OBJECTIVE: Repeat the material exactly from its first line to the line that includes "edges = ['#005500', '#B35A00', '#5A00B3']". Skip pictures.

DATA SEGMENT:
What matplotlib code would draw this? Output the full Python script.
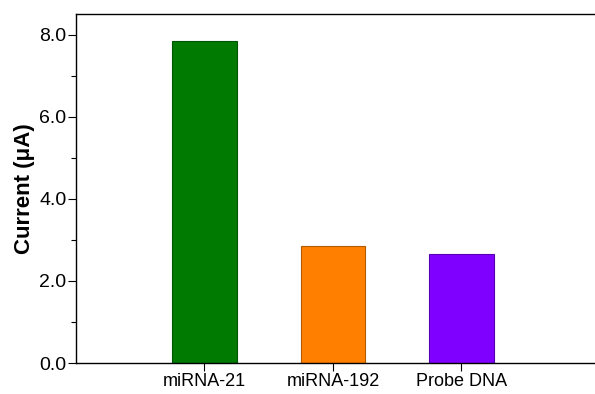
import matplotlib.pyplot as plt
from matplotlib.ticker import MultipleLocator, FormatStrFormatter

samples = ['miRNA-21', 'miRNA-192', 'Probe DNA']
current = [7.85, 2.85, 2.65]
colors = ['#007A00', '#FF8000', '#8000FF']
edges = ['#005500', '#B35A00', '#5A00B3']

plt.rcParams['font.family'] = ['Liberation Sans', 'DejaVu Sans']

fig = plt.figure(figsize=(5.95, 3.94), dpi=100)
ax = fig.add_axes([76 / 595, 1 - 363 / 394, 1 - 76 / 595, 349.5 / 394])

pos = range(1, len(samples) + 1)
ax.bar(pos, current, width=0.5, color=colors, edgecolor=edges, linewidth=0.8)

ax.set_xlim(0, 4.04)
ax.set_ylim(0, 8.52)
ax.set_xticks(list(pos))
ax.set_xticklabels(samples, fontsize=13)
ax.yaxis.set_major_locator(MultipleLocator(2))
ax.yaxis.set_minor_locator(MultipleLocator(1))
ax.yaxis.set_major_formatter(FormatStrFormatter('%.1f'))
ax.tick_params(axis='y', labelsize=14, length=6, width=0.8, direction='out', pad=1)
ax.tick_params(axis='y', which='minor', length=3.5, width=0.8)
ax.tick_params(axis='x', length=6, width=0.8, direction='out', pad=1)
ax.set_ylabel('Current (μA)', fontsize=16, fontweight='bold', labelpad=3)

ax.spines['right'].set_visible(False)
for s in ['left', 'top', 'bottom']:
    ax.spines[s].set_linewidth(1.0)

fig.savefig('out.png', dpi=100)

THE OUTPUT:
What matplotlib code would draw this? Output the full Python script.
import matplotlib.pyplot as plt
from matplotlib.ticker import MultipleLocator, FormatStrFormatter

samples = ['miRNA-21', 'miRNA-192', 'Probe DNA']
current = [7.85, 2.85, 2.65]
colors = ['#007A00', '#FF8000', '#8000FF']
edges = ['#005500', '#B35A00', '#5A00B3']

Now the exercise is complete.